C’est curieux ce matin... Je suis arrivée quelques minutes en retard (j’ai accusé les pendules qui ne marchaient pas, mais ce n’étaient pas les pendules qui étaient responsables!) J’étais en train de faire ma toilette, et puis, tout ça est venu comme cela – il y a eu un moment... peut-être une ou deux minutes, ou quelques minutes, pas beaucoup – oh! l’émotion de l’expérience était... était très absorbante.
Ce n’était plus ça (c’est-à-dire la vie telle qu’elle est sur la terre) qui prenait conscience de Ça (c’est-à-dire l’âme éternelle, cette «portion du Suprême» comme dit Sri Aurobindo): c’était l’âme éternelle qui voyait la vie... à sa manière – mais sans séparation, sans séparation, pas comme quelque chose qui regarde d’en haut et qui se sent autre chose... Comme c’est drôle! ce n’est pas autre chose, ce n’est pas autre chose; ce n’est même pas une déformation, même pas... Cela perd ce caractère d’illusion que l’on décrit dans les vieilles spiritualités – ce n’est pas ça! Il y avait là justement, dans mon expérience, une... une émotion – je ne peux pas dire, il n’y a pas de mots. Ce n’était pas un sentiment, c’était quelque chose comme une émotion, c’était une vibration... à la fois de proximité si totale et d’une compassion, d’une compassion d’amour (oh! que les mots sont misérables!...) L’un était cette chose extérieure, qui était à la fois la négation totale de l’autre et en même temps l’autre, sans-sans séparation. C’était l’autre. Et ça faisait naître dans l’autre ce que ça faisait naître dans l’un, dans cette lumière éternelle. C’était justement cette douceur d’identité; d’identité qui était nécessairement une compréhension si totale avec un amour si parfait – mais «amour» est pauvre et tous les mots sont pauvres! c’est pas ça! c’est quelque chose d’autre. C’est quelque chose qui ne peut pas se dire.

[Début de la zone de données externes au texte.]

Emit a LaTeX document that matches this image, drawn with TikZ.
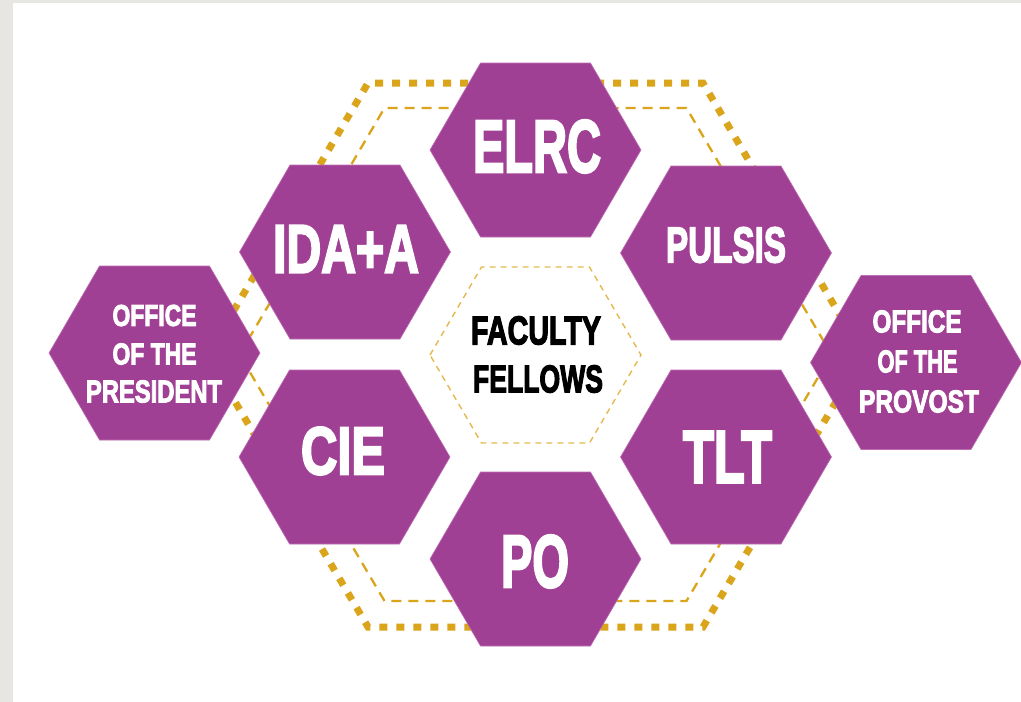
\documentclass[tikz,border=0pt]{standalone}
\usepackage{fontspec}
\usepackage{graphicx}
\newfontfamily\hexfont{Liberation Sans}[BoldFeatures={FakeBold=3.5}]
\definecolor{hexpurple}{RGB}{160,64,148}
\definecolor{hexedge}{RGB}{190,110,180}
\definecolor{goldline}{RGB}{218,165,27}
\definecolor{lightgold}{RGB}{228,186,80}
\definecolor{bggrey}{RGB}{232,230,226}
\newcommand\lbl[3]{\resizebox{#1pt}{#2pt}{\hexfont\bfseries #3}}
\newcommand\hexpath{(-105.5,0) -- (-55,-87) -- (55,-87) -- (105.5,0) -- (55,87) -- (-55,87) -- cycle}
\tikzset{
  hexfill/.style={fill=hexpurple, draw=hexedge, line width=0.6pt},
  outerdots/.style={draw=goldline, line width=7pt, dash pattern=on 8pt off 9pt},
  innerdash/.style={draw=goldline, line width=2.3pt, dash pattern=on 10pt off 7pt},
  centerdash/.style={draw=lightgold, line width=1.4pt, dash pattern=on 6pt off 5pt},
  wlabel/.style={inner sep=0pt, text=white},
  blabel/.style={inner sep=0pt, text=black}
}
\begin{document}
\begin{tikzpicture}[x=1pt,y=-1pt]
\useasboundingbox (0,0) rectangle (1021,702);
\fill[bggrey] (0,0) rectangle (1021,702);
\fill[white] (13,3) rectangle (1021,702);
% outer frames
\draw[outerdots] (207.5,355) -- (368,83) -- (703,83) -- (863.5,355) -- (703,627) -- (368,627) -- cycle;
\draw[innerdash] (239.5,354.5) -- (384.5,108) -- (686.5,108) -- (831.5,354.5) -- (686.5,601) -- (384.5,601) -- cycle;
% centre
\draw[centerdash] (430,355) -- (481.5,267) -- (589.5,267) -- (641,355) -- (589.5,443) -- (481.5,443) -- cycle;
% hexagon centres
\coordinate (cELRC) at (535.5,150);
\coordinate (cIDA) at (345,252);
\coordinate (cPULSIS) at (726,253);
\coordinate (cCIE) at (344.5,457);
\coordinate (cTLT) at (726,457);
\coordinate (cPO) at (535.5,559);
\coordinate (cPRES) at (154.5,353);
\coordinate (cPROV) at (916,362.5);
\foreach \c in {cELRC,cIDA,cPULSIS,cCIE,cTLT,cPO,cPRES,cPROV}
  \fill[hexfill,shift={(\c)}] \hexpath;
% labels
\node[wlabel] (elrc) at (537,146.5) {\lbl{128}{52}{ELRC}};
\node[wlabel] (ida) at (346,249) {\lbl{146}{47}{IDA+A}};
\node[wlabel] (pulsis) at (726,245) {\lbl{120}{35}{PULSIS}};
\node[wlabel] (cie) at (343,451) {\lbl{84}{47}{CIE}};
\node[wlabel] (tlt) at (727.5,457) {\lbl{89}{51}{TLT}};
\node[wlabel] (po) at (535,561.5) {\lbl{68}{52}{PO}};
\node[blabel] (fac1) at (536,330.5) {\lbl{130}{28}{FACULTY}};
\node[blabel] (fac2) at (538,379) {\lbl{130}{27}{FELLOWS}};
\node[wlabel] (pres1) at (154.5,315.5) {\lbl{84}{21}{OFFICE}};
\node[wlabel] (pres2) at (154.5,354) {\lbl{84}{21}{OF THE}};
\node[wlabel] (pres3) at (154,391.5) {\lbl{136}{22}{PRESIDENT}};
\node[wlabel] (prov1) at (917,321.5) {\lbl{89}{22}{OFFICE}};
\node[wlabel] (prov2) at (917.5,361.5) {\lbl{80}{22}{OF THE}};
\node[wlabel] (prov3) at (919,401.5) {\lbl{120}{22}{PROVOST}};
\end{tikzpicture}
\end{document}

Ça, je l’ai vécu ce matin, là-haut.
Et ce corps est... oh! comme il est faible et pauvre: tout ce qu’il trouve pour exprimer c’est seulement les yeux qui se mouillent! Pourquoi? – On ne sait pas.
Il y a beaucoup à faire encore pour que ce soit assez fort pour vivre ça.
C’était encore là quand je suis venue au balcon, quelque chose qui est comme une douceur... Et alors l’idée que les gens, les choses, la vie, tout ça est «différent», c’est impensable! On ne peut pas. Même la pensée est une drôle de chose!
(silence)
J’ai souvent de la difficulté à quitter le balcon. Et c’est seulement encore ce même Monsieur... (tu sais, le «censeur») qui vient me dire: «Tu les tiens comme ça, là, dehors sous la pluie, parce que toi, tu es dans une extase; tu les laisses là, comme ça, à se tremper et à attraper le torticolis en regardant en l’air, est-ce que tu ne vas pas les laisser partir!» – Alors quand il insiste trop, je m’en vais!
Peut-être que c’est pour cela qu’il est encore là, autrement si j’oubliais... (Mère rit)
1 Conversation du 8 novembre, le disciple «artiste» aux mœurs un peu relâchées.